Next year all young people will have to remain in education, full or part time, until the age of 18. Clearly they are not regarded as adult for they will be expected to accept direction from others. They will not be allowed to enter into employment on the basis of an independent agreement with an employer as adults do.
So why is David Cameron prepared to accept the lowering of the voting age in Scotland? Are young people suddenly growing up at a younger age? Are schools preparing young people much more effectively for adult life, or can some politicians see an advantage in getting at younger people, and their votes?
Two generations ago we could leave school at fourteen. Then we had to wait another seven years before we could vote, at twenty-one. If some politicians have their way young people will be able to vote before they leave school, before, and this I think is crucial, before they have had a taste of full responsibility for their own lives, in other words, before they have grown up. If this argument sounds familiar it is because we hear it in complaints about a political class at Westminster that has never been anywhere else or done anything else, has never grown up and is out of touch with ordinary people’s lives.

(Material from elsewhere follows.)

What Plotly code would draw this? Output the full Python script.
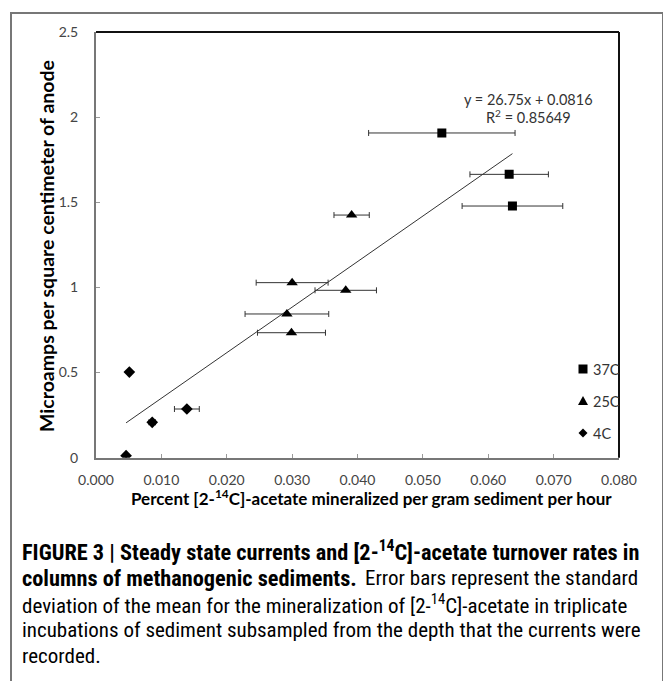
import plotly.graph_objects as go

# ---- data ----
x37 = [0.0529, 0.0632, 0.0637]
y37 = [1.907, 1.664, 1.478]
e37 = [0.0112, 0.0060, 0.0077]

x25 = [0.0391, 0.0300, 0.0382, 0.0292, 0.0299]
y25 = [1.425, 1.028, 0.983, 0.844, 0.734]
e25 = [0.0027, 0.0055, 0.0047, 0.0064, 0.0052]

x4 = [0.0051, 0.0086, 0.0139, 0.0046]
y4 = [0.503, 0.208, 0.286, 0.012]
e4 = [0.0, 0.0005, 0.0019, 0.0]

slope = 26.75
intercept = 0.0816
r2 = 0.85649

x_ticks = [0.0, 0.01, 0.02, 0.03, 0.04, 0.05, 0.06, 0.07, 0.08]
x_tick_labels = ["0.000", "0.010", "0.020", "0.030", "0.040", "0.050", "0.060", "0.070", "0.080"]
y_ticks = [0, 0.5, 1, 1.5, 2, 2.5]
y_tick_labels = ["0", "0.5", "1", "1.5", "2", "2.5"]

series_names = ["37C", "25C", "4C"]

# the page body has an 8px margin, so the figure is 8px smaller on each axis
OFF = 8
W, H = 671 - OFF, 681 - OFF
L, R, T, B = 96, 619, 32, 457.7

def px(xp):
    return (xp - OFF) / W

def py(yp):
    return 1 - (yp - OFF) / H

all_x = x37 + x25 + x4
xmin, xmax = min(all_x), max(all_x)

fig = go.Figure()

err_style = dict(type="data", thickness=1, width=3, color="#333")

fig.add_trace(go.Scatter(
    x=[xmin, xmax], y=[slope * xmin + intercept, slope * xmax + intercept],
    mode="lines", line=dict(color="#333", width=1), showlegend=False, hoverinfo="skip"))

fig.add_trace(go.Scatter(
    x=x37, y=y37, mode="markers", name=series_names[0],
    marker=dict(symbol="square", size=9, color="black"),
    error_x=dict(array=e37, **err_style)))
fig.add_trace(go.Scatter(
    x=x25, y=y25, mode="markers", name=series_names[1],
    marker=dict(symbol="triangle-up", size=10, color="black"),
    error_x=dict(array=e25, **err_style)))
fig.add_trace(go.Scatter(
    x=x4, y=y4, mode="markers", name=series_names[2],
    marker=dict(symbol="diamond", size=9, color="black"),
    error_x=dict(array=e4, **err_style)))

FONT = "Lato, Open Sans, sans-serif"
tick_font = dict(family=FONT, size=14, color="#444")

fig.update_layout(
    width=W, height=H,
    margin=dict(l=0, r=0, t=0, b=0, autoexpand=False),
    paper_bgcolor="white", plot_bgcolor="white",
    showlegend=False,
    xaxis=dict(
        domain=[px(L), px(R)], range=[0, 0.08], automargin=False,
        tickvals=x_ticks, ticktext=x_tick_labels,
        ticks="inside", ticklen=4, tickcolor="#999", tickwidth=1,
        showline=True, linecolor="#777", linewidth=2,
        showgrid=False, zeroline=False, tickfont=tick_font,
        ticklabelstandoff=8,
    ),
    yaxis=dict(
        domain=[py(B), py(T)], range=[0, 2.5], automargin=False,
        tickvals=y_ticks, ticktext=y_tick_labels,
        ticks="inside", ticklen=4, tickcolor="#999", tickwidth=1,
        showline=True, linecolor="#777", linewidth=2,
        showgrid=False, zeroline=False, tickfont=tick_font,
        ticklabelstandoff=13,
    ),
)

# axis titles
title_font_x = dict(family=FONT, size=17, color="black")
title_font_y = dict(family=FONT, size=19.5, color="black")
fig.add_annotation(xref="paper", yref="paper", x=px(371), y=py(497), showarrow=False,
                   text="<b>Percent [2-<sup>14</sup>C]-acetate mineralized per gram sediment per hour</b>",
                   font=title_font_x, xanchor="center", yanchor="middle")
fig.add_annotation(xref="paper", yref="paper", x=px(46), y=py(246), showarrow=False,
                   text="<b>Microamps per square centimeter of anode</b>", textangle=-90,
                   font=title_font_y, xanchor="center", yanchor="middle")

# top & right border of plot area
fig.add_shape(type="line", xref="paper", yref="paper", x0=px(L), x1=px(R), y0=py(T), y1=py(T),
              line=dict(color="#111", width=2))
fig.add_shape(type="line", xref="paper", yref="paper", x0=px(R), x1=px(R), y0=py(T), y1=py(B),
              line=dict(color="#111", width=2))
# outer frame
fig.add_shape(type="rect", xref="paper", yref="paper", x0=px(11), x1=px(663), y0=-0.02, y1=py(13),
              line=dict(color="#777", width=2), layer="below")

# legend (manual, inside plot area)
leg_font = dict(family=FONT, size=14.5, color="#333")
leg_y = [369, 401, 433]
cx = 583
s = 4.5
for name, yy in zip(series_names, leg_y):
    if name == "37C":
        path = f"M{px(cx-s)},{py(yy-s)} L{px(cx+s)},{py(yy-s)} L{px(cx+s)},{py(yy+s)} L{px(cx-s)},{py(yy+s)} Z"
    elif name == "25C":
        path = f"M{px(cx-5)},{py(yy+4)} L{px(cx+5)},{py(yy+4)} L{px(cx)},{py(yy-5)} Z"
    else:
        path = f"M{px(cx)},{py(yy-4.5)} L{px(cx+4.5)},{py(yy)} L{px(cx)},{py(yy+4.5)} L{px(cx-4.5)},{py(yy)} Z"
    fig.add_shape(type="path", xref="paper", yref="paper", path=path,
                  fillcolor="black", line=dict(color="black", width=0))
    fig.add_annotation(xref="paper", yref="paper", x=px(591), y=py(yy), showarrow=False,
                       text=name, font=leg_font, xanchor="left", yanchor="middle")

# regression text
eq_font = dict(family=FONT, size=14.5, color="#333")
fig.add_annotation(xref="paper", yref="paper", x=px(528), y=py(100), showarrow=False,
                   text=f"y = {slope}x + {intercept}", font=eq_font, xanchor="center", yanchor="middle")
fig.add_annotation(xref="paper", yref="paper", x=px(528), y=py(117), showarrow=False,
                   text=f"R<sup>2</sup> = {r2}", font=eq_font, xanchor="center", yanchor="middle")

# caption
CAP = "Liberation Sans Narrow, Roboto Condensed, Arial Narrow, sans-serif"
cap_reg = dict(family=CAP, size=21, color="black")
cap_bold = dict(family=CAP, size=22.3, color="black")
# (text, x, y, font)
cap_parts = [
    ("<b>FIGURE 3 | Steady state currents and [2-<sup>14</sup>C]-acetate turnover rates in</b>", 20, 551, cap_bold),
    ("<b>columns of methanogenic sediments.</b>", 20, 578, cap_bold),
    ("Error bars represent the standard", 363, 578, cap_reg),
    ("deviation of the mean for the mineralization of [2-<sup>14</sup>C]-acetate in triplicate", 20, 604, cap_reg),
    ("incubations of sediment subsampled from the depth that the currents were", 20, 630, cap_reg),
    ("recorded.", 20, 656, cap_reg),
]
for t, xx, yy, f in cap_parts:
    fig.add_annotation(xref="paper", yref="paper", x=px(xx), y=py(yy), showarrow=False,
                       text=t, font=f, xanchor="left", yanchor="middle", align="left")

fig.write_html("out.html")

Can we now expect the age at which we can drive being lowered? Insurers would go into melt-down. What about the age of consent? Fourteen? Twelve?
We should spare young people further pressure, pressure to get an education, to spend money on their parents’ behalf – advertisers know about this – and pressure to follow the crowd. We should allow young people to grow up, to be daft and silly, to make mistakes and grow out of childhood and encourage them to think for themselves and find their grown up selves.
We cannot oblige young people to grow up, neither should we prevent them.